A newly released United Nations report concludes that all sides involved in the deteriorating conflict in eastern Congo are breaking the terms of a peace agreement and committing serious abuses, according to a document reviewed by the Associated Press on Thursday.

U.N. experts say the Congolese army, the M23 rebel group, and M23’s Rwandan supporters have all failed to follow through on a peace deal reached in December — an agreement that was initiated by the Trump administration with the goal of ending a conflict that has dragged on for decades.

Among the violations cited, the experts noted that the Congolese army has continued to work alongside a Hutu rebel group known by the acronym FDLR. That group includes fighters who took part in the 1994 genocide in Rwanda and later fled to Congo. The government in Kinshasa had specifically pledged to end that cooperation as part of the December agreement.

Rwanda has repeatedly sent military forces into eastern Congo, claiming it was necessary to neutralize Hutu fighters and protect its own national security. However, both Congo and the U.S. government have accused Rwanda of using those rebel groups as a cover to gain control over the region’s valuable mineral resources.

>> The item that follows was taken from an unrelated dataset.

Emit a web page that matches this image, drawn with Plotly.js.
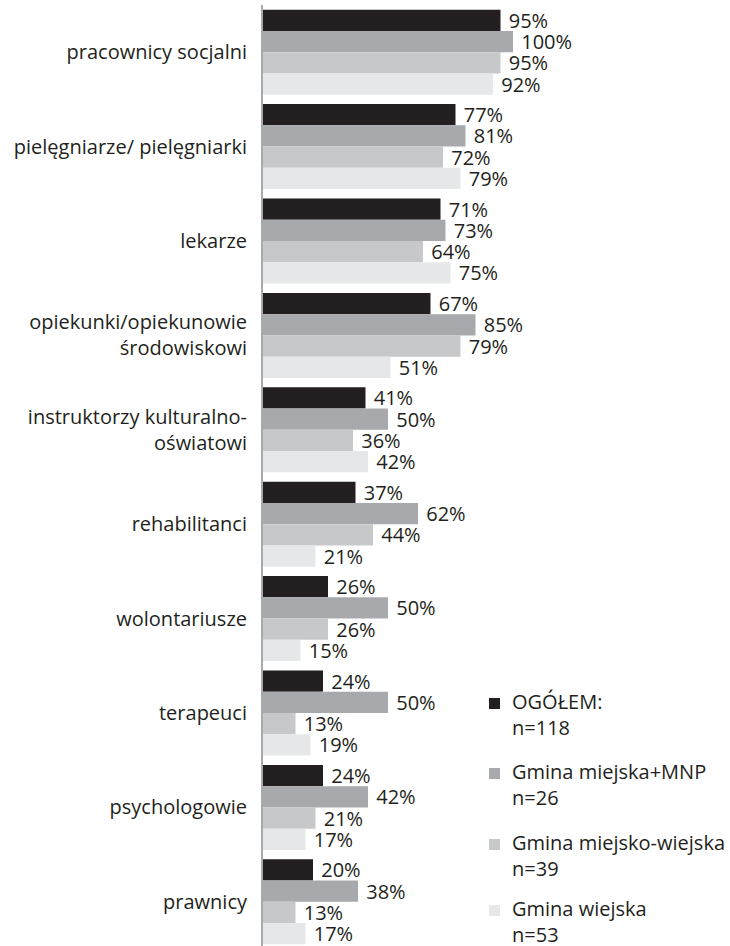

The report also found that the Rwandan-backed M23 group — which captured the city of Goma and other eastern cities in a rapid offensive earlier last year — has not pulled back as it agreed to do. Instead, M23 has strategically repositioned its forces and continues to pursue its goal of overthrowing the government in Kinshasa.

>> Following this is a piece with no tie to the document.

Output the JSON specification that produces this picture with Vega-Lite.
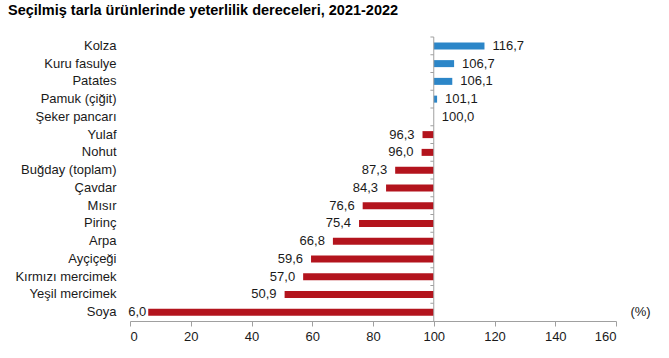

M23 now controls large portions of territory in eastern Congo and has been identified as the primary perpetrator of conflict-related sexual violence in the region, the report stated.

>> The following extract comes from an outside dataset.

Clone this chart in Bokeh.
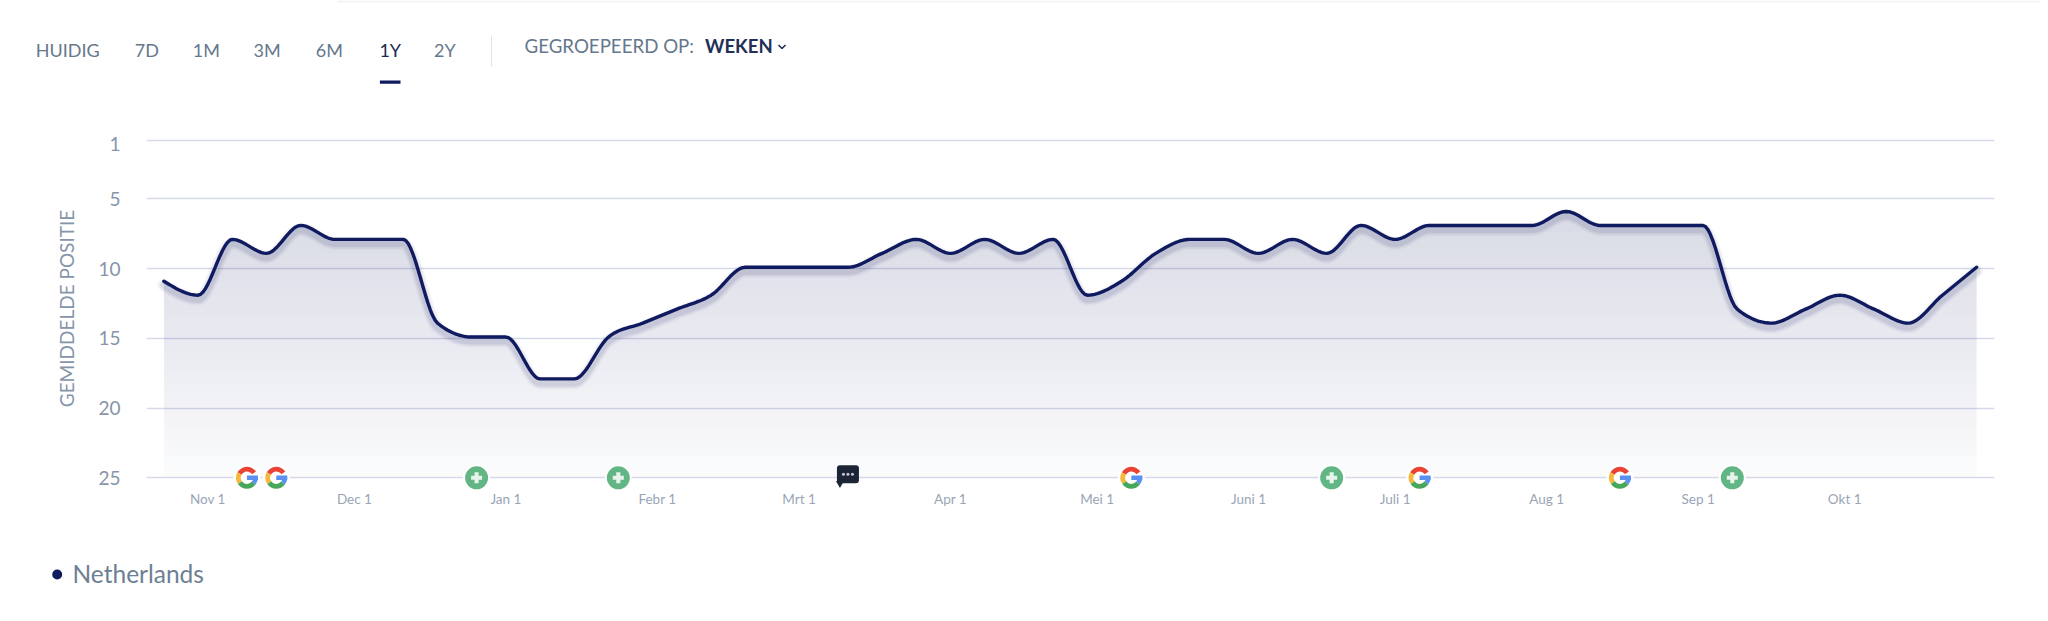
from datetime import datetime, timezone
import numpy as np
from bokeh.plotting import figure
from bokeh.layouts import column
from bokeh.models import Range1d, FixedTicker
from bokeh.core.properties import value
from bokeh.embed import file_html
from bokeh.resources import INLINE

# ---- data -------------------------------------------------------------
first_week = "2019-10-23"
positions = [11, 12, 8, 9, 7, 8, 8, 8, 14, 15, 15, 18, 18, 15, 14, 13, 12, 10, 10, 10, 10, 9, 8, 9, 8, 9, 8,
             12, 11, 9, 8, 8, 9, 8, 9, 7, 8, 7, 7, 7, 7, 6, 7, 7, 7, 7, 13, 14, 13, 12, 13, 14, 12, 10]
month_dates = ["2019-11-01", "2019-12-01", "2020-01-01", "2020-02-01", "2020-03-01", "2020-04-01",
               "2020-05-01", "2020-06-01", "2020-07-01", "2020-08-01", "2020-09-01", "2020-10-01"]
month_labels = ["Nov 1", "Dec 1", "Jan 1", "Febr 1", "Mrt 1", "Apr 1", "Mei 1", "Juni 1", "Juli 1", "Aug 1",
                "Sep 1", "Okt 1"]
y_tick_labels = ["1", "5", "10", "15", "20", "25"]
google_dates = ["2019-11-09", "2019-11-15", "2020-05-08", "2020-07-06", "2020-08-16"]
note_dates = ["2019-12-26", "2020-01-24", "2020-06-18", "2020-09-08"]
comment_dates = ["2020-03-11"]
tabs = ["HUIDIG", "7D", "1M", "3M", "6M", "1Y", "2Y"]
group_label = "GEGROEPEERD OP:"
group_value = "WEKEN"
series_name = "Netherlands"
y_title = "GEMIDDELDE POSITIE"

# ---- layout constants --------------------------------------------------
WIDTH = 2040
DAY = 86400000.0
PX_PER_DAY = 4.886
PX_PER_UNIT = 13.95
NAVY = "#0f1a5f"
MUTED = "#8695a9"


def ms(s):
    return datetime.strptime(s, "%Y-%m-%d").replace(tzinfo=timezone.utc).timestamp() * 1000


def px_x(n):
    return n / PX_PER_DAY * DAY


def px_y(n):
    return n / PX_PER_UNIT


def monotone(x, y, n=14):
    """Monotone cubic drawing of the weekly series (how the source chart draws its line)."""
    x, y = np.asarray(x, float), np.asarray(y, float)
    h = np.diff(x)
    s = np.diff(y) / h
    t = np.zeros_like(y)
    for i in range(1, len(y) - 1):
        p_ = (s[i - 1] + s[i]) / 2
        t[i] = (np.sign(s[i - 1]) + np.sign(s[i])) * min(abs(s[i - 1]), abs(s[i]), 0.5 * abs(p_))
    t[0] = (3 * s[0] - t[1]) / 2
    t[-1] = (3 * s[-1] - t[-2]) / 2
    xs, ys = [], []
    for i in range(len(h)):
        u = np.linspace(0, 1, n, endpoint=False)
        a = (2 * u**3 - 3 * u**2 + 1) * y[i] + (u**3 - 2 * u**2 + u) * h[i] * t[i]
        b = (-2 * u**3 + 3 * u**2) * y[i + 1] + (u**3 - u**2) * h[i] * t[i + 1]
        xs.append(x[i] + u * h[i])
        ys.append(a + b)
    return np.r_[np.concatenate(xs), x[-1]], np.r_[np.concatenate(ys), y[-1]]


def blank(height, top, bottom):
    f = figure(width=WIDTH, height=height, output_backend="svg", toolbar_location=None,
               x_range=Range1d(0, WIDTH), y_range=Range1d(bottom, top), min_border=0,
               outline_line_color=None, x_axis_type=None, y_axis_type=None, frame_align=False)
    f.grid.visible = False
    return f


# ---- header ------------------------------------------------------------
head = blank(126, 0, 126)


def header(text, left, y, color, size="18px", style="normal"):
    head.text([left], [y], text=[text], text_font=value("Lato"), text_font_size=size,
              text_font_style=style, text_color=color, text_baseline="middle", text_align="left")


tab_lefts = [35.2, 134.3, 192.3, 253, 315.2, 378.9, 433.5]
head.quad(left=[337], right=[WIDTH], top=[0], bottom=[2], color="#f3f3f8", line_color=None)
for t, left in zip(tabs, tab_lefts):
    header(t, left, 49.5, "#1d2a55" if t == "1Y" else "#65788c")
header(group_label, 524, 45, "#65788c", size="18.7px")
header(group_value, 704.5, 45, "#232f55", size="18.5px", style="bold")
head.multi_line([[778, 781.5, 785]], [[44.5, 48, 44.5]], line_color="#232f55", line_width=1.6)
head.quad(left=[379.4], right=[400], top=[80], bottom=[83.3], color=NAVY, line_color=None)
head.quad(left=[490.5], right=[491.5], top=[36], bottom=[66], color="#dfe2e8", line_color=None)

# ---- chart -------------------------------------------------------------
week_x = [ms(first_week) + i * 7 * DAY for i in range(len(positions))]
cx, cy = monotone(week_x, positions)

x0 = week_x[0] - px_x(163.4 - 146)
x1 = week_x[0] + px_x(1994 - 163.4)
y_top = 5 - (198.3 - 126) / PX_PER_UNIT
y_bot = 5 + (490 - 198.3) / PX_PER_UNIT

p = figure(width=WIDTH, height=394, output_backend="svg", toolbar_location=None,
           x_range=Range1d(x0, x1), y_range=Range1d(y_bot, y_top), frame_align=False,
           min_border_left=146, min_border_right=WIDTH - 1994, min_border_top=0, min_border_bottom=30,
           outline_line_color=None, background_fill_color="white")
p.extra_y_ranges["series"] = Range1d(y_bot + 0.09, y_top + 0.09)

tick_y = [1.1, 5, 10, 15, 20, 25]
yax = p.yaxis[0]
yax.ticker = FixedTicker(ticks=tick_y)
yax.major_label_overrides = dict(zip(tick_y, y_tick_labels))
yax.axis_line_color = None
yax.major_tick_line_color = None
yax.minor_tick_line_color = None
yax.major_tick_out = 0
yax.major_label_standoff = 26
yax.major_label_text_font = "Lato"
yax.major_label_text_font_size = "19px"
yax.major_label_text_color = MUTED
yax.axis_label = y_title
yax.axis_label_text_font = "Lato"
yax.axis_label_text_font_style = "normal"
yax.axis_label_text_font_size = "19px"
yax.axis_label_text_color = MUTED
yax.axis_label_standoff = 17

xax = p.xaxis[0]
month_ms = [ms(d) for d in month_dates]
xax.ticker = FixedTicker(ticks=month_ms)
xax.major_label_overrides = dict(zip(month_ms, month_labels))
xax.axis_line_color = None
xax.major_tick_line_color = None
xax.minor_tick_line_color = None
xax.major_tick_out = 0
xax.major_label_standoff = 0
xax.major_label_text_font = "Lato"
xax.major_label_text_font_size = "13.5px"
xax.major_label_text_color = "#99a5b6"

p.xgrid.visible = False
p.ygrid[0].ticker = FixedTicker(ticks=[0.85, 5, 10, 15, 20, 25])
p.ygrid[0].grid_line_color = "#d6d9e9"
p.ygrid[0].grid_line_width = 1.7

# vertical gradient under the curve: thin bands, each with its own opacity
edges = np.linspace(5.5, 25, 40)
for lo, hi in zip(edges[:-1], edges[1:]):
    mid = (lo + hi) / 2
    p.varea(cx, np.clip(cy, lo, hi), hi * np.ones_like(cy), y_range_name="series", fill_color=NAVY,
            fill_alpha=0.015 + 0.0078 * (25 - mid))

# soft shadow under the line, then the line
for w, a in [(13, 0.035), (10, 0.05), (7, 0.07)]:
    p.line(cx, cy + px_y(4), y_range_name="series", line_color=NAVY, line_width=w, line_alpha=a, line_cap="round")
p.line(cx, cy, y_range_name="series", line_color=NAVY, line_width=3.4, line_cap="round", line_join="round")

# events on the axis
Y_EVT = 25
gx = [ms(d) for d in google_dates]
gy = [Y_EVT] * len(gx)
p.scatter(gx, gy, size=27, color="white", line_color=None)
for color, a0, a1 in [("#ea4335", 35, 150), ("#f5b83d", 150, 215), ("#47a85b", 215, 322), ("#5b8ff0", 322, 362)]:
    p.annular_wedge(gx, gy, inner_radius=6.2, outer_radius=11, inner_radius_units="screen",
                    outer_radius_units="screen", start_angle=np.deg2rad(a0), end_angle=np.deg2rad(a1),
                    color=color, line_color=None)
p.rect([g + px_x(5.5) for g in gx], gy, width=11, height=4.4, width_units="screen", height_units="screen",
       color="#5b8ff0", line_color=None)

nx = [ms(d) for d in note_dates]
ny = [Y_EVT] * len(nx)
p.scatter(nx, ny, size=27, color="white", line_color=None)
p.scatter(nx, ny, size=23, color="#62b585", line_color=None)
p.scatter(nx, ny, marker="plus", size=11, color="#e6f4ec", line_color=None)

kx = [ms(d) for d in comment_dates]
ky = [Y_EVT - px_y(3.5)] * len(kx)
p.rect(kx, ky, width=22, height=18, width_units="screen", height_units="screen", color="#1c2536",
       line_color=None, border_radius=3)
p.scatter([k - px_x(8) for k in kx], [y + px_y(9) for y in ky], marker="inverted_triangle", size=8,
          color="#1c2536", line_color=None)
for off in (-4.5, 0, 4.5):
    p.scatter([k + px_x(off) for k in kx], ky, size=3, color="#c3c8d4", line_color=None)

# ---- legend ------------------------------------------------------------
foot = blank(93, 520, 613)
dot = foot.scatter([56.7], [574], size=10, color=NAVY, line_color=None)
foot.text([72], [573], text=[series_name], text_font=value("Lato"), text_font_size="24.5px",
          text_color="#6d8093", text_baseline="middle", text_align="left")

layout = column(head, p, foot, spacing=0)
open("out.html", "w").write(file_html(layout, INLINE))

Rwanda maintains substantial influence over M23, and by late 2025, Rwandan troops inside Congo were “conservatively estimated at 8,000 to 10,000 elements in South Kivu and 6,000 to 8,000 in North Kivu, with no evidence of significant withdrawals thereafter,” the panel of experts reported — a direct violation of the peace agreement.

The United Nations has described the situation in eastern Congo as “one of the most protracted, complex, serious humanitarian crises on Earth.”

Just last week, Congo announced it had filed a case against Rwanda at the International Court of Justice, accusing its neighbor of bearing legal responsibility for the devastation caused by the ongoing violence.

The U.N. experts also reported that minerals from Rubaya and other mining operations in the Masisi region of eastern Congo are being smuggled into Rwanda by M23, which is building a parallel economy in the areas it controls. That economy is largely dominated by Rwandan-linked companies that export minerals extracted from Congolese soil.

Also last week, the United States imposed sanctions on a gold refinery based in Rwanda, describing it as part of “a network working in coordination” with M23 in eastern Congo. The sanctions against Gasabo Gold Refinery were described as part of broader U.S. and Qatari peace efforts in the region.